Michael Ashton is Managing Principal at Enduring Investments LLC, a specialty consulting and investment management boutique that offers focused inflation-market expertise. He may be contacted through that site. He is on Twitter at @inflation_guy

Prior to founding Enduring Investments, Mr. Ashton worked as a trader, strategist, and salesman during a 20-year Wall Street career that included tours of duty at Deutsche Bank, Bankers Trust, Barclays Capital, and J.P. Morgan.
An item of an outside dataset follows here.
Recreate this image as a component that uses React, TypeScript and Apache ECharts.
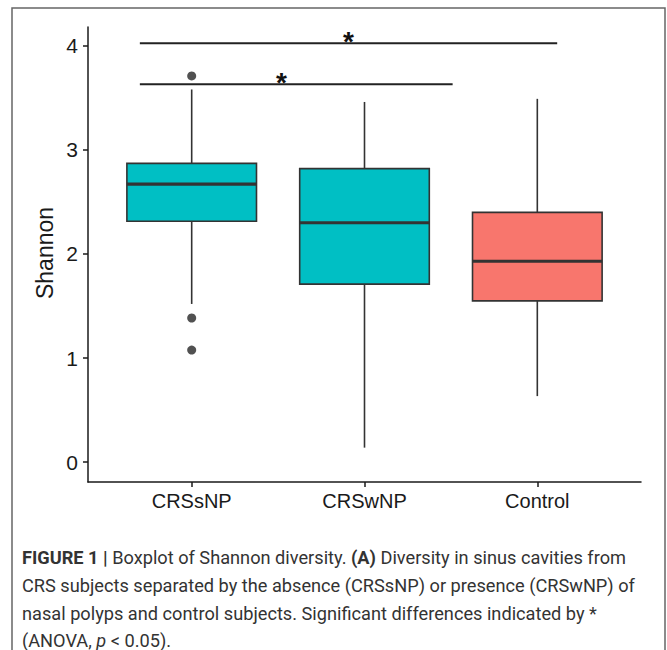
import React, { useEffect, useRef } from "react";
import * as echarts from "echarts";

// ---- data ----
const categories = ["CRSsNP", "CRSwNP", "Control"];
const whiskerLow = [1.52, 0.14, 0.635];
const q1 = [2.315, 1.71, 1.55];
const median = [2.67, 2.30, 1.93];
const q3 = [2.87, 2.82, 2.40];
const whiskerHigh = [3.58, 3.46, 3.49];
const boxColors = ["#00BFC4", "#00BFC4", "#F8766D"];

const outlierGroup = [0, 0, 0];
const outlierValues = [3.71, 1.385, 1.077];

// significance brackets: start x, end x, y, star x
const bracketStart = [-0.30, -0.30];
const bracketEnd = [2.115, 1.51];
const bracketY = [4.024, 3.63];
const starX = [0.907, 0.52];

const yTicks = [0, 1, 2, 3, 4];
const xTicks = [0, 1, 2];

const captionFont = "Roboto, 'Liberation Sans', sans-serif";
const captionSize = 18.2;

export default function App() {
  const ref = useRef<HTMLDivElement>(null);

  useEffect(() => {
    if (!ref.current) return;
    const chart = echarts.init(ref.current, undefined, { renderer: "svg" });

    const boxData = categories.map((_, i) => [
      i,
      whiskerLow[i],
      q1[i],
      median[i],
      q3[i],
      whiskerHigh[i],
    ]);
    const outlierData = outlierGroup.map((g, i) => [g, outlierValues[i]]);
    const bracketData = bracketY.map((y, i) => [bracketStart[i], bracketEnd[i], y, starX[i]]);

    const axisColor = "#1a1a1a";
    const fontFamily = "'Liberation Sans', Arial, sans-serif";

    const option: any = {
      animation: false,
      backgroundColor: "#fff",
      grid: { left: 88, top: 27, width: 553, height: 455, containLabel: false },
      xAxis: {
        type: "value",
        min: -0.6,
        max: 2.6,
        axisLine: { show: true, onZero: false, lineStyle: { color: axisColor, width: 1.5 } },
        axisTick: { show: true, customValues: xTicks, length: 5, lineStyle: { color: axisColor, width: 1.5 } },
        axisLabel: {
          customValues: xTicks,
          formatter: (v: number) => categories[Math.round(v)] ?? "",
          fontSize: 20,
          color: axisColor,
          margin: 9,
          fontFamily,
        },
        splitLine: { show: false },
      },
      yAxis: {
        type: "value",
        min: -0.19,
        max: 4.18,
        axisLine: { show: true, onZero: false, lineStyle: { color: axisColor, width: 1.5 } },
        axisTick: { show: true, customValues: yTicks, length: 5, lineStyle: { color: axisColor, width: 1.5 } },
        axisLabel: {
          customValues: yTicks,
          formatter: (v: number) => String(Math.round(v)),
          fontSize: 21,
          color: axisColor,
          margin: 10,
          fontFamily,
        },
        splitLine: { show: false },
      },
      series: [
        {
          type: "custom",
          name: "Shannon",
          data: boxData,
          encode: { x: 0, y: [1, 2, 3, 4, 5] },
          renderItem: (params: any, api: any) => {
            const i = api.value(0);
            const lo = api.coord([i, api.value(1)]);
            const p1 = api.coord([i, api.value(2)]);
            const pm = api.coord([i, api.value(3)]);
            const p3 = api.coord([i, api.value(4)]);
            const hi = api.coord([i, api.value(5)]);
            const w = api.size([0.75, 0])[0];
            const x0 = lo[0] - w / 2;
            const stroke = "#333";
            return {
              type: "group",
              children: [
                { type: "line", shape: { x1: lo[0], y1: hi[1], x2: lo[0], y2: p3[1] }, style: { stroke, lineWidth: 1.6 } },
                { type: "line", shape: { x1: lo[0], y1: p1[1], x2: lo[0], y2: lo[1] }, style: { stroke, lineWidth: 1.6 } },
                {
                  type: "rect",
                  shape: { x: x0, y: p3[1], width: w, height: p1[1] - p3[1] },
                  style: { fill: boxColors[params.dataIndex], stroke, lineWidth: 1.6 },
                },
                { type: "line", shape: { x1: x0, y1: pm[1], x2: x0 + w, y2: pm[1] }, style: { stroke, lineWidth: 3.2 } },
              ],
            };
          },
          z: 2,
        },
        {
          type: "scatter",
          name: "outliers",
          data: outlierData,
          symbol: "circle",
          symbolSize: 9,
          itemStyle: { color: "#262626" },
          z: 3,
        },
        {
          type: "custom",
          name: "significance",
          data: bracketData,
          encode: { x: [0, 1, 3], y: 2 },
          renderItem: (params: any, api: any) => {
            const y = api.value(2);
            const a = api.coord([api.value(0), y]);
            const b = api.coord([api.value(1), y]);
            const s = api.coord([api.value(3), y]);
            return {
              type: "group",
              children: [
                { type: "line", shape: { x1: a[0], y1: a[1], x2: b[0], y2: b[1] }, style: { stroke: "#222", lineWidth: 2 } },
                {
                  type: "text",
                  x: s[0],
                  y: s[1] - 1.5,
                  style: {
                    text: "*",
                    fontSize: 28,
                    fontWeight: "bold",
                    fontFamily,
                    fill: "#111",
                    align: "center",
                    verticalAlign: "middle",
                  },
                },
              ],
            };
          },
          z: 4,
        },
      ],
      graphic: [
        {
          type: "rect",
          shape: { x: 12, y: 8, width: 653, height: 700 },
          style: { fill: "none", stroke: "#666", lineWidth: 1.5 },
          silent: true,
        },
        {
          type: "text",
          x: 45,
          y: 253,
          rotation: Math.PI / 2,
          style: {
            text: "Shannon",
            fontSize: 23,
            fontFamily,
            fill: "#1a1a1a",
            align: "center",
            verticalAlign: "middle",
          },
        },
        {
          type: "text",
          x: 22,
          y: 557,
          style: {
            text: "{b|FIGURE 1 |} Boxplot of Shannon diversity. {b|(A)} Diversity in sinus cavities from",
            fontSize: captionSize,
            fontFamily: captionFont,
            fill: "#333",
            verticalAlign: "middle",
            rich: { b: { fontWeight: "bold", fontSize: captionSize, fontFamily: captionFont, fill: "#333" } },
          },
        },
        {
          type: "text",
          x: 22,
          y: 585,
          style: {
            text: "CRS subjects separated by the absence (CRSsNP) or presence (CRSwNP) of",
            fontSize: captionSize,
            fontFamily: captionFont,
            fill: "#333",
            verticalAlign: "middle",
          },
        },
        {
          type: "text",
          x: 22,
          y: 613,
          style: {
            text: "nasal polyps and control subjects. Significant differences indicated by *",
            fontSize: captionSize,
            fontFamily: captionFont,
            fill: "#333",
            verticalAlign: "middle",
          },
        },
        {
          type: "text",
          x: 22,
          y: 640,
          style: {
            text: "(ANOVA, {i|p} < 0.05).",
            fontSize: captionSize,
            fontFamily: captionFont,
            fill: "#333",
            verticalAlign: "middle",
            rich: { i: { fontStyle: "italic", fontSize: captionSize, fontFamily: captionFont, fill: "#333" } },
          },
        },
      ],
    };

    chart.setOption(option);
    return () => chart.dispose();
  }, []);

  return (
    <div
      ref={ref}
      style={{ position: "absolute", left: 0, top: 0, width: 667, height: 650 }}
    />
  );
}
Since 2003 he has played an integral role in developing the U.S. inflation derivatives markets and is widely viewed as a premier subject matter expert on inflation products and inflation trading. While at Barclays, he traded the first interbank U.S. CPI swaps. He was primarily responsible for the creation of the CPI Futures contract that the Chicago Mercantile Exchange listed in February 2004 and was the lead market maker for that contract. Mr. Ashton has written extensively about the use of inflation-indexed products for hedging real exposures, including papers and book chapters on "Inflation and Commodities," "The Real-Feel Inflation Rate," "Hedging Post-Retirement Medical Liabilities," and "Liability-Driven Investment For Individuals." He frequently speaks in front of professional and retail audiences, both large and small. He runs the Inflation-Indexed Investing Association.

For many years, Mr. Ashton has written frequent market commentary, sometimes for client distribution and more recently for wider public dissemination. Mr. Ashton received a Bachelor of Arts degree in Economics from Trinity University in 1990 and was awarded his CFA charter in 2001.